By AUDREY FISCHER
The Library of Congress was housed under a billowing tent at the National Book Festival, where visitors explored the institution’s past, present and future as well as their own.
Activities in the Library of Congress pavilion ranged from learning fun facts about the nation’s oldest federal cultural institution to accessing treasures from around the world on the World Digital Library website (www.wdl.org).
Library experts were on hand to connect visitors to their families’ histories through genealogical research tools, to show them how to preserve their family photos and to enable them to listen to voices from the past through folklife recordings.
Visitors could “Ask a Librarian” their reference questions, connect to Congress through a federal legislative information site known as THOMAS (thomas.loc.gov), learn how to copyright their creative works, participate in the Veterans History Project and get a glimpse of “a day at the Library.”
Visitors also could see how digital talking-book technology is being used by the Library of Congress to assist the visually impaired. And they could learn how digital technology is being used to preserve the past—in various formats—and make those resources accessible on the web.
Launched earlier this year, the Library's National Jukebox (www.loc.gov/jukebox/) makes early-20th-century historical sound recordings available to the public free of charge.
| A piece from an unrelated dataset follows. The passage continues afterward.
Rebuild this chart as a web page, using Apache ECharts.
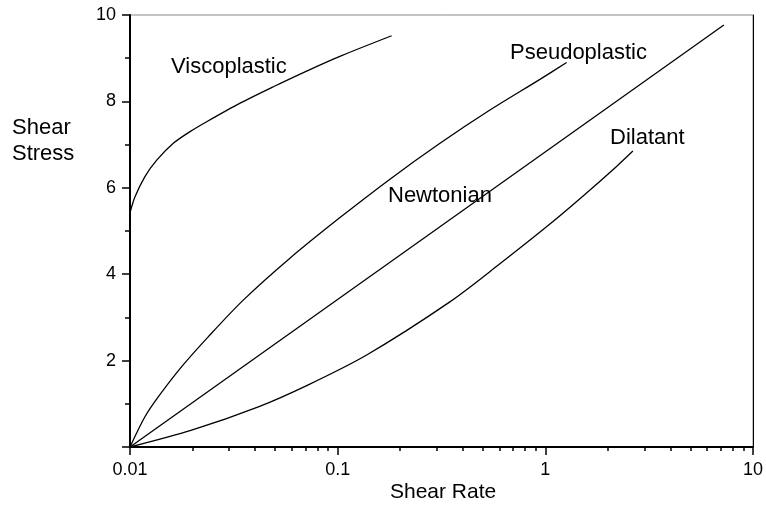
<!DOCTYPE html>
<html>
<head>
    <meta charset="UTF-8">
    <script type="text/javascript" src="https://cdn.jsdelivr.net/npm/echarts@6/dist/echarts.min.js"></script>
    <style type="text/css">
        *{
            margin: 0;
            padding: 0;
        }
        #main{
            width: 766px;
            height: 510px;
        }
    </style>
</head>
<body>
<div id="main"></div>
<script type="text/javascript">

    // curves: [shear rate, shear stress]
    var viscoplastic = [
        [0.01, 5.42], [0.01057, 5.79], [0.0118, 6.26], [0.01345, 6.64], [0.01616, 7.03],
        [0.01945, 7.30], [0.0234, 7.53], [0.0339, 7.96], [0.049, 8.34], [0.0722, 8.72],
        [0.1045, 9.06], [0.182, 9.52]
    ];
    var pseudoplastic = [
        [0.01, 0], [0.0118, 0.70], [0.01368, 1.16], [0.01774, 1.86], [0.0238, 2.55],
        [0.0351, 3.40], [0.0589, 4.37], [0.1026, 5.31], [0.1786, 6.20], [0.311, 7.03],
        [0.541, 7.80], [0.942, 8.51], [1.266, 8.90]
    ];
    var newtonian = [
        [0.01, 0], [7.24, 9.77]
    ];
    var dilatant = [
        [0.01, 0], [0.0198, 0.39], [0.0415, 0.93], [0.0722, 1.44], [0.1379, 2.13],
        [0.347, 3.36], [0.604, 4.24], [1.052, 5.16], [1.52, 5.81],
        [2.21, 6.50], [2.64, 6.85]
    ];

    var xMinorTicks = [0.02, 0.03, 0.04, 0.05, 0.06, 0.07, 0.08, 0.09,
        0.2, 0.3, 0.4, 0.5, 0.6, 0.7, 0.8, 0.9,
        2, 3, 4, 5, 6, 7, 8, 9];

    var font = 'Liberation Sans, Arial, sans-serif';

    var myChart = echarts.init(document.getElementById('main'));
    var curve = function (data) {
        return {
            type: 'line',
            data: data,
            smooth: 0.3,
            symbol: 'none',
            silent: true,
            lineStyle: { color: '#000', width: 1.3 }
        };
    };

    var option = {
        animation: false,
        grid: {
            left: 130, right: 13, top: 15, bottom: 63,
            show: true,
            borderColor: '#888',
            borderWidth: 1
        },
        xAxis: [
            {
                type: 'log',
                logBase: 10,
                min: 0.01,
                max: 10,
                axisLine: { lineStyle: { color: '#000', width: 2 } },
                axisTick: { length: 8, lineStyle: { color: '#000', width: 1.5 } },
                axisLabel: { color: '#000', fontSize: 18, fontFamily: font, margin: 14 },
                splitLine: { show: false }
            },
            {
                type: 'log',
                logBase: 10,
                min: 0.01,
                max: 10,
                position: 'bottom',
                axisLine: { show: false },
                axisTick: { length: 4, customValues: xMinorTicks, lineStyle: { color: '#000', width: 1.5 } },
                axisLabel: { show: false },
                splitLine: { show: false }
            }
        ],
        yAxis: [
            {
                type: 'value',
                min: 0,
                max: 10,
                interval: 2,
                axisLine: { show: true, lineStyle: { color: '#000', width: 2 } },
                axisTick: { show: true, length: 8, lineStyle: { color: '#000', width: 1.5 } },
                minorTick: { show: true, splitNumber: 2, length: 5, lineStyle: { color: '#000', width: 1.5 } },
                axisLabel: {
                    color: '#000', fontSize: 18, fontFamily: font, margin: 14,
                    formatter: function (v) { return v === 0 ? '' : v; }
                },
                splitLine: { show: false }
            },
            {
                type: 'value',
                min: 0,
                max: 10,
                position: 'right',
                axisLine: { show: true, lineStyle: { color: '#000', width: 1 } },
                axisTick: { show: false },
                axisLabel: { show: false },
                splitLine: { show: false }
            }
        ],
        series: [
            curve(viscoplastic),
            curve(pseudoplastic),
            curve(newtonian),
            curve(dilatant)
        ],
        graphic: [
            { type: 'text', left: 171, top: 56, style: { text: 'Viscoplastic', font: '22px ' + font, fill: '#000' } },
            { type: 'text', left: 510, top: 42, style: { text: 'Pseudoplastic', font: '22px ' + font, fill: '#000' } },
            { type: 'text', left: 388, top: 185, style: { text: 'Newtonian', font: '22px ' + font, fill: '#000' } },
            { type: 'text', left: 610, top: 127, style: { text: 'Dilatant', font: '22px ' + font, fill: '#000' } },
            { type: 'text', left: 12, top: 115, style: { text: 'Shear\nStress', font: '22px ' + font, lineHeight: 26, fill: '#000' } },
            { type: 'text', left: 390, top: 482, style: { text: 'Shear Rate', font: '21px ' + font, fill: '#000' } }
        ]
    };
    myChart.setOption(option);

</script>
</body>
</html>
These and other sound recordings, films and radio and television broadcasts are housed at the Library’s Packard campus for Audio Visual Conservation in Culpeper, Va., which opened in 2007. For the first time in the festival’s history, staff members from the Packard Campus were on hand at the festival to highlight their collections and answer questions.
“Many people don’t know that the Library of Congress preserves recorded sound and moving images, and that we have a state-of-the-art facility where we do this work,” said Gene DeAnna, head of the Recorded Sound Section.